The power company says San Onofre is built to withstand a 7.0 quake. There is a 25-foot sea wall, which is just over half the height of the walls that crumbled like sand last week along Japan’s northeast coast. San Onofre is seawater cooled. Environmentalists don’t care for that, so they plan to build two cooling towers the other side of Interstate 5, California’s main north-south road, thus immune to jellyfish attack, but open to other methods of assault.
The Uniform California Earthquake Rupture Forecast figures the probability of an earthquake 6.7 or higher is 67 percent for Los Angeles, 63 percent for San Francisco. Up where I live, in the Cascadia subduction zone, we have a 10 percent possibility of an 8- or 9-force quake.

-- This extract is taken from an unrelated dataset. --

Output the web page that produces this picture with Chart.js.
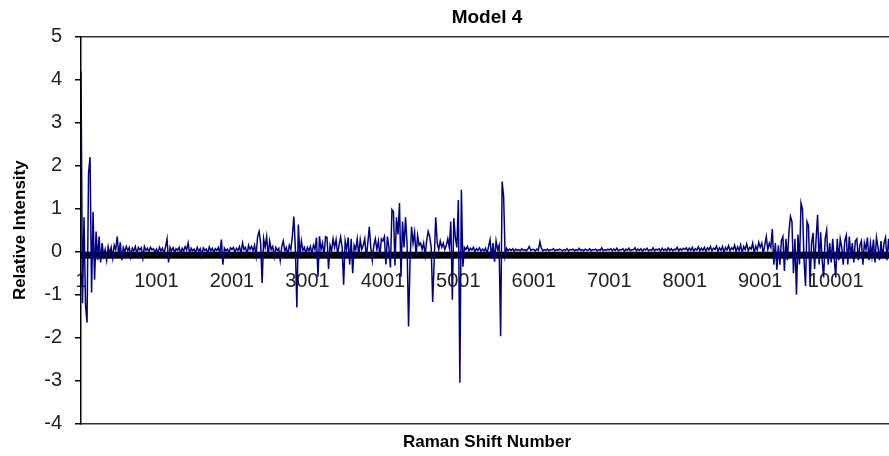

There are robust souls who look on the bright side. Some of them are in the pay of the nuclear industry—President Obama for example, who took plenty of money from the nuclear industry for his presidential campaign, and in his State of the Union address last January reaffirmed his commitment to “clean, safe” nuclear power, about as insane a statement as pledging commitment to a nice clean form of syphilis. This week, Obama’s press spokesman confirmed that nuclear energy “remains a part of the President’s overall energy plan.”
The United States produces more nuclear energy than any other nations. It has 104 nuclear plants, many of them old, many prone to endless shutdowns, all of them dangerous.
The benchmark catastrophe amid peacetime nuclear disasters remains the explosion in the fourth reactor at the Chernobyl nuclear power station on April 26, 1986, in the Ukraine. In 2009, the New York Academy of Sciences published “Chernobyl: Consequences of the Catastrophe for People and the Environment,” a 327-page volume by three scientists—Alexey Yablokov and Vassily and Alexey Nesterenko—the definitive study to date. In the summary of his chapter “Mortality After the Chernobyl Catastrophe,” Yablokov says flatly, “The calculations suggest that the Chernobyl catastrophe has already killed several hundred thousand human beings in a population of several hundred million that was unfortunate enough to live in territories affected by the fallout.”
Set Fukushima next to Chernobyl and its ongoing lethal aftermath. Think of Southern California or North Carolina. Nuclear expert Robert Alvarez, who advised President Clinton on nuclear matters, writes this week that a single spent fuel rod pool—as in Fukushima (or Diablo Canyon or San Onofre)—holds more cesium-137 than was deposited by all atmospheric nuclear weapons tests in the Northern Hemisphere combined, and an explosion in that pool could blast “perhaps three to nine times as much of these materials into the air as was released by the Chernobyl reactor disaster.”
In the past few years, there’s been an explicit political trade-off here in the U.S. and in Europe, too, between the nuclear industry and many green organizations and prominent environmentalists, fixated solely on the increasingly disheveled hypothesis of humanly caused global warming. When the House of Representatives (though not the U.S. Senate) voted for a climate bill in 2009, the inclusion of a clean-energy bank to provide financial backing for new energy production, including nuclear, was part of the bargain.
This shameful pact has got to end. Nuclear power is over, or should be. Look at the false predictions, the blunders, the elemental truth that Nature bats last and that human folly and greed are ineluctable ingredients of man’s condition. There’s no middle ground.